WHAT YOU HAVE TO DO - Reproduce nothing but the lines from the start of the material through the line that includes "two_theta = np.linspace(30, 70, 401)", both ends included, and omit every picture.

MATERIAL FOR THIS TASK -
________
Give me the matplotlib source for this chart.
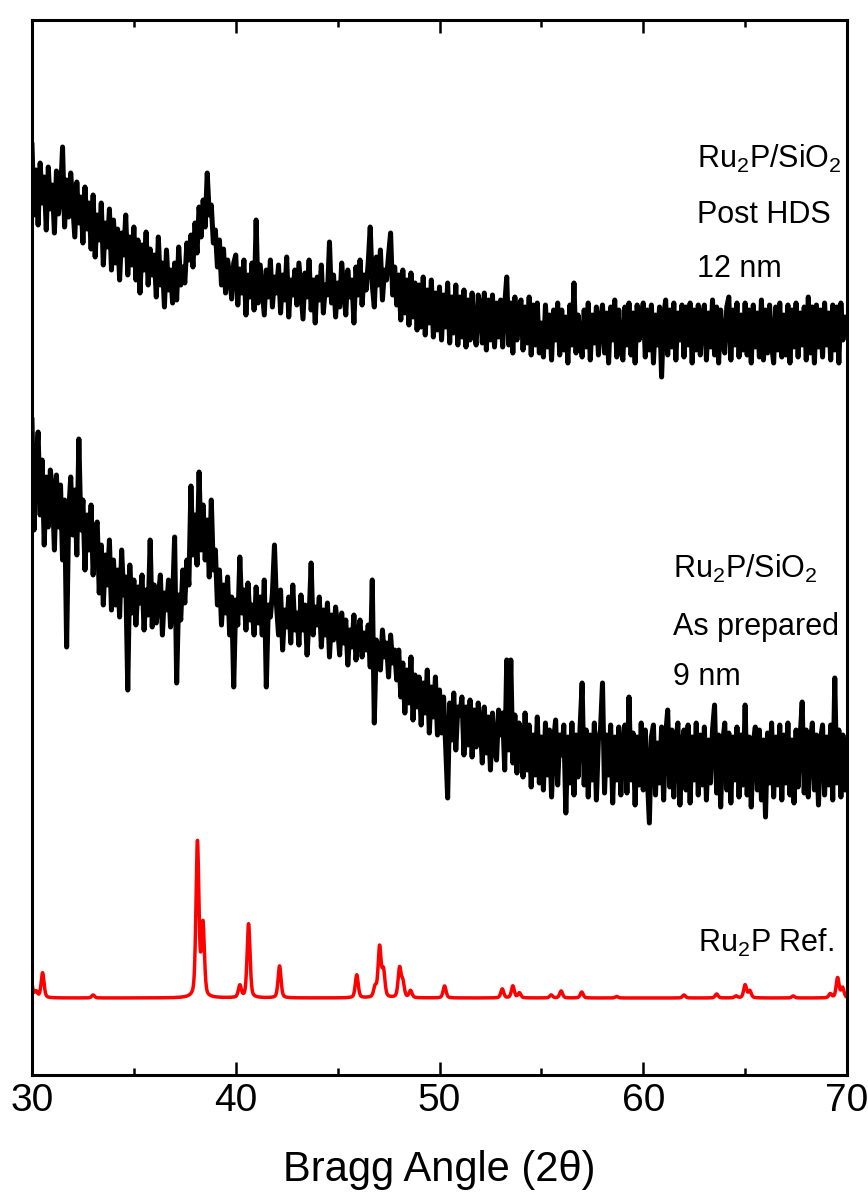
import numpy as np
import matplotlib
matplotlib.use("Agg")
import matplotlib.pyplot as plt

plt.rcParams["font.family"] = ["Liberation Sans", "DejaVu Sans"]
plt.rcParams["mathtext.fontset"] = "custom"
plt.rcParams["mathtext.rm"] = "Liberation Sans"
plt.rcParams["mathtext.it"] = "Liberation Sans:italic"

# 2-theta scan grid, 0.1 deg step
two_theta = np.linspace(30, 70, 401)

# Ru2P/SiO2 after HDS (a.u.)
post_hds = [
    930, 860, 905, 850, 912, 872, 898, 845, 908, 866,
    890, 842, 904, 861, 880, 928, 848, 895, 858, 902,
    870, 838, 893, 852, 878, 832, 888, 846, 872, 826,
    880, 818, 860, 835, 872, 810, 852, 828, 866, 805,
    855, 812, 846, 795, 842, 820, 860, 800, 838, 810,
    848, 795, 835, 782, 830, 805, 843, 790, 826, 800,
    820, 778, 838, 790, 812, 768, 825, 785, 805, 772,
    812, 775, 828, 790, 808, 792, 832, 815, 840, 808,
    852, 822, 868, 838, 875, 848, 902, 860, 870, 832,
    845, 808, 835, 790, 826, 782, 815, 800, 776, 812,
    820, 770, 806, 782, 815, 760, 800, 778, 812, 765,
    855, 772, 810, 785, 760, 805, 778, 815, 768, 798,
    782, 810, 762, 800, 775, 818, 758, 795, 780, 805,
    770, 812, 784, 756, 802, 778, 815, 765, 795, 752,
    798, 775, 810, 762, 790, 780, 833, 772, 800, 758,
    792, 768, 812, 785, 760, 805, 778, 795, 752, 808,
    780, 815, 770, 800, 785, 812, 848, 790, 768, 818,
    790, 825, 775, 805, 795, 820, 842, 780, 808, 770,
    800, 755, 805, 762, 795, 750, 802, 758, 792, 745,
    790, 748, 798, 740, 785, 752, 795, 738, 782, 745,
    788, 735, 780, 748, 792, 732, 778, 742, 790, 730,
    778, 738, 785, 728, 775, 735, 782, 742, 730, 780,
    770, 732, 782, 725, 775, 735, 780, 728, 772, 738,
    775, 728, 770, 798, 730, 772, 722, 778, 735, 768,
    775, 725, 768, 732, 778, 720, 770, 730, 772, 722,
    752, 718, 770, 728, 760, 715, 765, 735, 772, 720,
    765, 725, 758, 712, 770, 730, 792, 722, 760, 738,
    718, 765, 728, 772, 715, 760, 732, 768, 720, 755,
    770, 722, 762, 712, 768, 735, 775, 718, 765, 728,
    715, 768, 730, 772, 720, 762, 712, 770, 735, 758,
    772, 718, 765, 725, 770, 712, 760, 730, 768, 698,
    758, 775, 720, 765, 728, 772, 715, 762, 735, 770,
    718, 768, 730, 772, 712, 765, 725, 770, 720, 760,
    770, 715, 762, 728, 775, 720, 768, 712, 765, 730,
    722, 768, 778, 715, 765, 730, 772, 718, 760, 725,
    772, 720, 765, 712, 770, 728, 762, 718, 775, 715,
    765, 722, 770, 730, 712, 768, 725, 772, 718, 760,
    720, 770, 712, 765, 728, 772, 718, 762, 730, 768,
    715, 778, 722, 768, 712, 770, 728, 765, 718, 772,
    730, 762, 715, 770, 725, 768, 712, 772, 735, 758,
    740,
]

# Ru2P/SiO2 as prepared (a.u.)
as_prepared = [
    655, 545, 610, 643, 560, 615, 530, 598, 548, 605,
    585, 525, 600, 548, 590, 515, 575, 428, 562, 598,
    540, 585, 520, 636, 545, 575, 505, 560, 525, 570,
    500, 545, 553, 482, 530, 470, 520, 490, 535, 465,
    515, 470, 505, 458, 525, 480, 498, 385, 510, 462,
    495, 450, 488, 472, 500, 445, 485, 460, 535, 448,
    490, 452, 478, 500, 440, 482, 465, 495, 448, 475,
    538, 392, 480, 455, 505, 472, 515, 490, 589, 520,
    560, 510, 603, 525, 570, 515, 555, 498, 575, 505,
    525, 470, 505, 450, 490, 462, 498, 440, 478, 388,
    475, 450, 518, 462, 485, 445, 492, 455, 470, 440,
    488, 452, 478, 440, 495, 388, 470, 458, 482, 530,
    470, 440, 485, 425, 465, 448, 478, 432, 490, 445,
    462, 430, 480, 445, 470, 420, 458, 512, 440, 468,
    450, 478, 428, 465, 440, 472, 418, 460, 435, 468,
    448, 420, 462, 432, 455, 410, 445, 428, 460, 415,
    438, 455, 418, 442, 425, 450, 408, 495, 352, 435,
    428, 405, 445, 418, 432, 398, 440, 412, 425, 395,
    425, 378, 412, 362, 405, 372, 418, 355, 400, 368,
    398, 350, 392, 362, 405, 342, 388, 358, 398, 340,
    385, 342, 378, 330, 277, 372, 335, 382, 325, 368,
    360, 378, 320, 368, 330, 375, 318, 365, 328, 372,
    352, 312, 368, 322, 358, 305, 362, 325, 315, 365,
    340, 362, 305, 415, 325, 415, 312, 360, 302, 352,
    345, 298, 362, 305, 350, 288, 340, 300, 358, 292,
    338, 285, 352, 300, 345, 278, 335, 355, 290, 340,
    320, 350, 262, 338, 292, 352, 280, 340, 298, 348,
    392, 290, 345, 278, 340, 295, 352, 275, 335, 345,
    392, 282, 340, 300, 350, 272, 338, 295, 348, 280,
    330, 350, 282, 378, 295, 342, 270, 338, 290, 352,
    285, 345, 298, 252, 338, 350, 280, 332, 292, 348,
    275, 340, 365, 288, 345, 278, 335, 352, 270, 330,
    345, 285, 350, 272, 338, 295, 352, 280, 340, 290,
    348, 275, 335, 292, 345, 370, 282, 340, 268, 332,
    352, 285, 342, 272, 338, 295, 348, 278, 340, 290,
    370, 280, 338, 268, 332, 348, 285, 345, 275, 335,
    258, 342, 292, 352, 278, 338, 290, 350, 275, 340,
    292, 352, 280, 335, 272, 345, 288, 338, 373, 282,
    345, 278, 332, 352, 285, 340, 270, 335, 350, 280,
    338, 290, 350, 275, 397, 292, 345, 278, 340, 285,
    335,
]

# Ru2P reference pattern: reflection positions (deg) and heights (a.u.)
ref_pos = [29.95, 30.2, 30.52, 33.0, 38.12, 38.39, 40.2, 40.63, 42.15,
           45.94, 46.84, 47.06, 47.25, 48.04, 48.2, 48.58, 50.25, 53.08,
           53.6, 53.92, 55.48, 55.97, 56.98, 58.7, 62.0, 63.6, 64.55,
           65.0, 65.23, 67.36, 69.18, 69.54, 69.78]
ref_int = [18, 6, 25, 3, 155, 72, 12, 74, 32,
           23, 10, 50, 26, 29, 15, 7, 12, 9,
           12, 5, 3, 7, 6, 1.5, 3, 4, 2,
           13, 7, 2, 4, 20, 10]
ref_base = 77

fine = np.linspace(30, 70, 4001)
ref_curve = np.full_like(fine, ref_base, dtype=float)
hw = 0.085
for p, h in zip(ref_pos, ref_int):
    lor = 1.0 / (1.0 + ((fine - p) / hw) ** 2)
    gau = np.exp(-np.log(2) * ((fine - p) / hw) ** 2)
    ref_curve += h * (0.4 * lor + 0.6 * gau)

fig = plt.figure(figsize=(8.68, 12.01), dpi=100)
ax = fig.add_axes([32 / 868, 126 / 1201, 815 / 868, 1055 / 1201])

ax.plot(two_theta, post_hds, color="black", lw=3.6)
ax.plot(two_theta, as_prepared, color="black", lw=3.6)
ax.plot(fine, ref_curve, color="#ff0000", lw=2.5)

ax.set_xlim(30, 70)
ax.set_ylim(0, 1055)
ax.set_yticks([])
ax.set_xticks([30, 40, 50, 60, 70])
ax.set_xticks([35, 45, 55, 65], minor=True)
ax.tick_params(axis="x", which="both", direction="in", top=True, width=1.8)
ax.tick_params(axis="x", which="major", length=9.5, pad=6, labelsize=28)
ax.tick_params(axis="x", which="minor", length=5)
for s in ax.spines.values():
    s.set_linewidth(2.2)

ax.set_xlabel("Bragg Angle (2θ)", fontsize=30, labelpad=22)

lab_kw = dict(fontsize=22, color="black", ha="left", va="baseline")
ax.text(62.65, 907, "Ru$_2$P/SiO$_2$", **lab_kw)
ax.text(62.65, 852, "Post HDS", **lab_kw)
ax.text(62.65, 798, "12 nm", **lab_kw)
ax.text(61.45, 497, "Ru$_2$P/SiO$_2$", **lab_kw)
ax.text(61.45, 440, "As prepared", **lab_kw)
ax.text(61.45, 390, "9 nm", **lab_kw)
ax.text(62.69, 123, "Ru$_2$P Ref.", **lab_kw)

fig.savefig("out.png", dpi=100)
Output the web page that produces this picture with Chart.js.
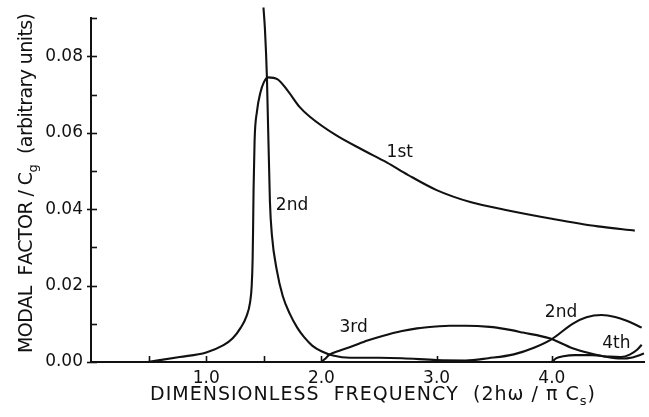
<!DOCTYPE html>
<html>
<head>
<meta charset="utf-8">
<script src="https://cdn.jsdelivr.net/npm/chart.js@4/dist/chart.umd.min.js"></script>
<style>
  html, body { margin: 0; padding: 0; background: #fff; }
  #wrap { width: 649px; height: 417px; }
</style>
</head>
<body>
<div id="wrap"><canvas id="c" width="649" height="417"></canvas></div>
<script>
// Modal factor curves versus dimensionless frequency
const freq1 = [0.49, 0.77, 1.0, 1.15, 1.23, 1.30, 1.35, 1.38, 1.395, 1.403, 1.407, 1.411, 1.42, 1.44, 1.47, 1.50, 1.535, 1.62, 1.71, 1.81, 1.90, 2.13, 2.36, 2.57, 2.75, 3.0, 3.3, 3.6, 4.0, 4.4, 4.72];
const mode1 = [0.0, 0.0013, 0.0025, 0.0044, 0.0062, 0.0090, 0.0120, 0.0155, 0.0200, 0.0270, 0.0350, 0.0450, 0.0580, 0.0655, 0.0705, 0.0732, 0.0745, 0.0740, 0.0709, 0.0668, 0.0642, 0.0593, 0.0555, 0.0522, 0.0490, 0.0450, 0.0418, 0.0398, 0.0375, 0.0355, 0.0344];

const freq2 = [1.497, 1.51, 1.527, 1.553, 1.57, 1.613, 1.665, 1.726, 1.79, 1.85, 1.92, 2.0, 2.1, 2.25, 2.5, 2.7, 3.0, 3.25, 3.45, 3.67, 3.85, 4.0, 4.18, 4.3, 4.43, 4.55, 4.65, 4.78];
const mode2 = [0.0928, 0.087, 0.0745, 0.042, 0.0333, 0.0240, 0.0172, 0.0126, 0.0090, 0.0065, 0.0043, 0.0028, 0.0017, 0.0011, 0.0011, 0.0010, 0.0005, 0.0004, 0.0010, 0.0020, 0.0038, 0.0060, 0.0100, 0.0117, 0.0123, 0.0118, 0.0108, 0.0090];

const freq3 = [2.0, 2.03, 2.07, 2.15, 2.25, 2.4, 2.53, 2.7, 2.83, 3.0, 3.11, 3.25, 3.46, 3.6, 3.75, 3.98, 4.18, 4.33, 4.48, 4.6, 4.7, 4.8];
const mode3 = [0.0, 0.0008, 0.0019, 0.0029, 0.0039, 0.0056, 0.0068, 0.0081, 0.0088, 0.0093, 0.0095, 0.0095, 0.0092, 0.0086, 0.0077, 0.0062, 0.0036, 0.0023, 0.0013, 0.0009, 0.0012, 0.0022];

const freq4 = [4.0, 4.04, 4.1, 4.2, 4.35, 4.5, 4.6, 4.68, 4.74, 4.78];
const mode4 = [0.0, 0.0010, 0.0015, 0.0018, 0.0018, 0.0014, 0.0013, 0.0020, 0.0032, 0.0045];

// Axis ticks
const xTickLabels = [1.0, 2.0, 3.0, 4.0];
const xTickMarks = [0.5, 1.0, 1.5, 2.0, 3.0, 4.0];
const yTickLabels = [0.00, 0.02, 0.04, 0.06, 0.08];
const yMinorMarks = [0.01, 0.03, 0.05, 0.07, 0.09];

// Curve annotations
const curveNames = ['1st', '2nd', '3rd', '2nd', '4th'];
const nameFreq = [2.68, 1.745, 2.28, 4.08, 4.56];
const nameValue = [0.0548, 0.041, 0.0090, 0.0129, 0.0049];

const FONT = '"DejaVu Sans", "Liberation Sans", sans-serif';
const INK = '#111';

function toPoints(xs, ys) { return xs.map((x, i) => ({ x: x, y: ys[i] })); }

function lineSet(xs, ys) {
  return {
    data: toPoints(xs, ys),
    showLine: true,
    borderColor: INK,
    borderWidth: 2.1,
    pointRadius: 0,
    fill: false,
    cubicInterpolationMode: 'monotone',
    clip: false
  };
}

// Draws text with optional subscript runs, stretched to a target width
function drawRich(ctx, parts, size, x0, y0, targetWidth) {
  const chars = [];
  parts.forEach(p => {
    for (const ch of p.t) chars.push({ ch: ch, sub: !!p.sub });
  });
  const fontFor = c => (c.sub ? Math.round(size * 0.68) : size) + 'px ' + FONT;
  let natural = 0;
  chars.forEach(c => { ctx.font = fontFor(c); c.w = ctx.measureText(c.ch).width; natural += c.w; });
  const gap = chars.length > 1 ? (targetWidth - natural) / (chars.length - 1) : 0;
  let x = x0;
  chars.forEach(c => {
    ctx.font = fontFor(c);
    ctx.fillText(c.ch, x, y0 + (c.sub ? size * 0.28 : 0));
    x += c.w + gap;
  });
}

const decorations = {
  id: 'decorations',
  afterDraw(chart) {
    const ctx = chart.ctx;
    const xs = chart.scales.x, ys = chart.scales.y;
    const area = chart.chartArea;
    ctx.save();
    ctx.strokeStyle = INK;
    ctx.fillStyle = INK;
    ctx.lineWidth = 1.6;

    // tick marks on the frequency axis (pointing up)
    xTickMarks.forEach(v => {
      const px = Math.round(xs.getPixelForValue(v)) + 0.5;
      ctx.beginPath();
      ctx.moveTo(px, area.bottom);
      ctx.lineTo(px, area.bottom - 6);
      ctx.stroke();
    });
    // major and minor tick marks on the modal-factor axis
    yTickLabels.forEach(v => {
      const py = Math.round(ys.getPixelForValue(v)) + 0.5;
      ctx.beginPath();
      ctx.moveTo(area.left - 4, py);
      ctx.lineTo(area.left + 6, py);
      ctx.stroke();
    });
    yMinorMarks.forEach(v => {
      const py = Math.round(ys.getPixelForValue(v)) + 0.5;
      ctx.beginPath();
      ctx.moveTo(area.left, py);
      ctx.lineTo(area.left + 6, py);
      ctx.stroke();
    });

    // curve names
    ctx.font = '17px ' + FONT;
    ctx.textAlign = 'center';
    ctx.textBaseline = 'middle';
    curveNames.forEach((name, i) => {
      ctx.fillText(name, xs.getPixelForValue(nameFreq[i]), ys.getPixelForValue(nameValue[i]));
    });

    // axis titles
    ctx.textAlign = 'left';
    ctx.textBaseline = 'alphabetic';
    drawRich(ctx, [
      { t: 'DIMENSIONLESS  FREQUENCY  (2h\u03C9 / \u03C0 C' }, { t: 's', sub: true }, { t: ')' }
    ], 19, 150, 400, 445);

    ctx.translate(32, 353);
    ctx.rotate(-Math.PI / 2);
    drawRich(ctx, [
      { t: 'MODAL  FACTOR / C' }, { t: 'g', sub: true }, { t: '  (arbitrary units)' }
    ], 19, 0, 0, 340);
    ctx.restore();
  }
};

new Chart(document.getElementById('c'), {
  type: 'scatter',
  data: {
    datasets: [
      lineSet(freq1, mode1),
      lineSet(freq2, mode2),
      lineSet(freq3, mode3),
      lineSet(freq4, mode4)
    ]
  },
  options: {
    responsive: false,
    animation: false,
    devicePixelRatio: 1,
    layout: { padding: { left: 0, top: 13, right: 5, bottom: 0 } },
    plugins: { legend: { display: false }, tooltip: { enabled: false }, title: { display: false } },
    scales: {
      x: {
        type: 'linear',
        min: 0,
        max: 4.8,
        grid: { display: false, drawTicks: false },
        border: { display: true, color: INK, width: 2 },
        afterBuildTicks: s => { s.ticks = xTickLabels.map(v => ({ value: v })); },
        afterFit: s => { s.height = 55; },
        ticks: {
          color: INK,
          padding: 6,
          maxRotation: 0,
          autoSkip: false,
          font: { family: FONT, size: 17 },
          callback: v => Number(v).toFixed(1)
        }
      },
      y: {
        type: 'linear',
        min: 0,
        max: 0.09,
        grid: { display: false, drawTicks: false },
        border: { display: true, color: INK, width: 2 },
        afterBuildTicks: s => { s.ticks = yTickLabels.map(v => ({ value: v })); },
        afterFit: s => { s.width = 91; },
        ticks: {
          color: INK,
          padding: 8,
          autoSkip: false,
          font: { family: FONT, size: 17 },
          callback: v => Number(v).toFixed(2)
        }
      }
    }
  },
  plugins: [decorations]
});
</script>
</body>
</html>
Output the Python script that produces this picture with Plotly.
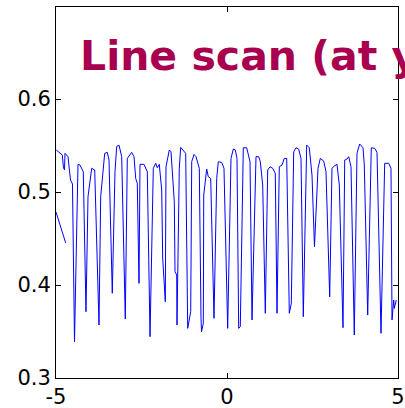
import plotly.graph_objects as go

# isolated short segment at the left edge
seg1_x = [-5.0, -4.716]
seg1_y = [0.4785, 0.4452]

scan_x = [-4.991, -4.816, -4.781, -4.751, -4.737, -4.649, -4.576, -4.518, -4.459, -4.357,
          -4.298, -4.202, -4.123, -4.064, -3.956, -3.868, -3.743, -3.693, -3.576, -3.5,
          -3.45, -3.354, -3.275, -3.225, -3.158, -3.079, -2.974, -2.915, -2.787, -2.719,
          -2.670, -2.623, -2.573, -2.544, -2.427, -2.330, -2.251, -2.155, -2.085, -2.038,
          -1.980, -1.909, -1.880, -1.804, -1.784, -1.687, -1.637, -1.541, -1.520, -1.471,
          -1.462, -1.395, -1.354, -1.208, -1.149, -1.061, -1.032, -0.965, -0.906, -0.810,
          -0.760, -0.745, -0.693, -0.680, -0.594, -0.547, -0.477, -0.380, -0.301, -0.254,
          -0.155, -0.088, 0.020, 0.117, 0.184, 0.243, 0.292, 0.342, 0.389, 0.477,
          0.576, 0.673, 0.731, 0.848, 0.927, 0.974, 1.044, 1.120, 1.190, 1.257,
          1.336, 1.412, 1.462, 1.529, 1.608, 1.675, 1.746, 1.822, 1.880, 1.950,
          2.018, 2.096, 2.164, 2.231, 2.330, 2.406, 2.485, 2.558, 2.661, 2.728,
          2.827, 2.895, 3.003, 3.070, 3.149, 3.216, 3.284, 3.392, 3.442, 3.509,
          3.558, 3.626, 3.722, 3.801, 3.880, 3.977, 4.015, 4.114, 4.219, 4.319,
          4.386, 4.503, 4.611, 4.728, 4.795, 4.825, 4.874, 4.892, 4.950]
scan_y = [0.5452, 0.5398, 0.5260, 0.5240, 0.5416, 0.5380, 0.5129, 0.5086, 0.3390, 0.5298,
          0.5290, 0.5218, 0.3713, 0.4950, 0.5255, 0.5237, 0.3570, 0.4950, 0.5416, 0.5427,
          0.5344, 0.3911, 0.5218, 0.5490, 0.5505, 0.5380, 0.3634, 0.5362, 0.5427, 0.5380,
          0.5147, 0.5094, 0.4018, 0.5298, 0.5298, 0.5218, 0.3444, 0.5255, 0.5309, 0.5261,
          0.5298, 0.5022, 0.4290, 0.3820, 0.5272, 0.5452, 0.5433, 0.4896, 0.4143, 0.4108,
          0.3570, 0.5255, 0.5480, 0.5416, 0.3534, 0.3713, 0.5326, 0.5405, 0.5380, 0.5255,
          0.3642, 0.3498, 0.3588, 0.4968, 0.5247, 0.5165, 0.5147, 0.3642, 0.5147, 0.5326,
          0.5319, 0.5255, 0.3534, 0.5362, 0.5462, 0.5452, 0.5362, 0.3534, 0.3552, 0.5476,
          0.5476, 0.5326, 0.3624, 0.5380, 0.5380, 0.5326, 0.5075, 0.3696, 0.5237, 0.5272,
          0.5255, 0.5201, 0.3696, 0.5272, 0.5290, 0.5362, 0.5362, 0.3696, 0.3803, 0.5433,
          0.5476, 0.5462, 0.5362, 0.3659, 0.5505, 0.5476, 0.5183, 0.4412, 0.5255, 0.5362,
          0.5333, 0.5218, 0.3874, 0.5255, 0.5283, 0.5298, 0.5075, 0.3541, 0.5344, 0.5355,
          0.5380, 0.5272, 0.3462, 0.5416, 0.5516, 0.5476, 0.5290, 0.3677, 0.5476, 0.5470,
          0.5427, 0.3481, 0.5309, 0.5309, 0.5255, 0.3624, 0.3839, 0.3749, 0.3840]

x_ticks = [-5, 0, 5]
x_tick_text = ["-5", "0", "5"]
y_ticks = [0.3, 0.4, 0.5, 0.6]
y_tick_text = ["0.3", "0.4", "0.5", "0.6"]
title_text = "Line scan (at y = 0)"

fig = go.Figure()
fig.add_trace(go.Scatter(x=seg1_x + [None] + scan_x, y=seg1_y + [None] + scan_y,
                         mode="lines", line=dict(color="#0000FF", width=1),
                         connectgaps=False, showlegend=False, hoverinfo="skip"))

axis_common = dict(showgrid=False, zeroline=False, showline=True, linecolor="black",
                   linewidth=1, mirror="ticks", ticks="inside", ticklen=5, tickwidth=1,
                   tickcolor="black", automargin=False,
                   tickfont=dict(family="DejaVu Sans, sans-serif", size=21, color="black"))

fig.update_xaxes(range=[-5, 5], tickvals=x_ticks, ticktext=x_tick_text, **axis_common)
fig.update_yaxes(range=[0.3, 0.699], tickvals=y_ticks, ticktext=y_tick_text, **axis_common)

fig.add_annotation(text="<b>" + title_text + "</b>", xref="paper", yref="paper",
                   x=0.064, y=0.868, xanchor="left", yanchor="middle", showarrow=False,
                   font=dict(family="DejaVu Sans", size=41, color="#A8004F"))

fig.update_layout(width=405, height=408, margin=dict(l=56, r=7, t=7, b=30),
                  plot_bgcolor="white", paper_bgcolor="white")

fig.write_html("out.html")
________
PROBLEM SOLUTION -
Give me the matplotlib source for this chart.
import numpy as np
import matplotlib
matplotlib.use("Agg")
import matplotlib.pyplot as plt

plt.rcParams["font.family"] = ["Liberation Sans", "DejaVu Sans"]
plt.rcParams["mathtext.fontset"] = "custom"
plt.rcParams["mathtext.rm"] = "Liberation Sans"
plt.rcParams["mathtext.it"] = "Liberation Sans:italic"

# 2-theta scan grid, 0.1 deg step
two_theta = np.linspace(30, 70, 401)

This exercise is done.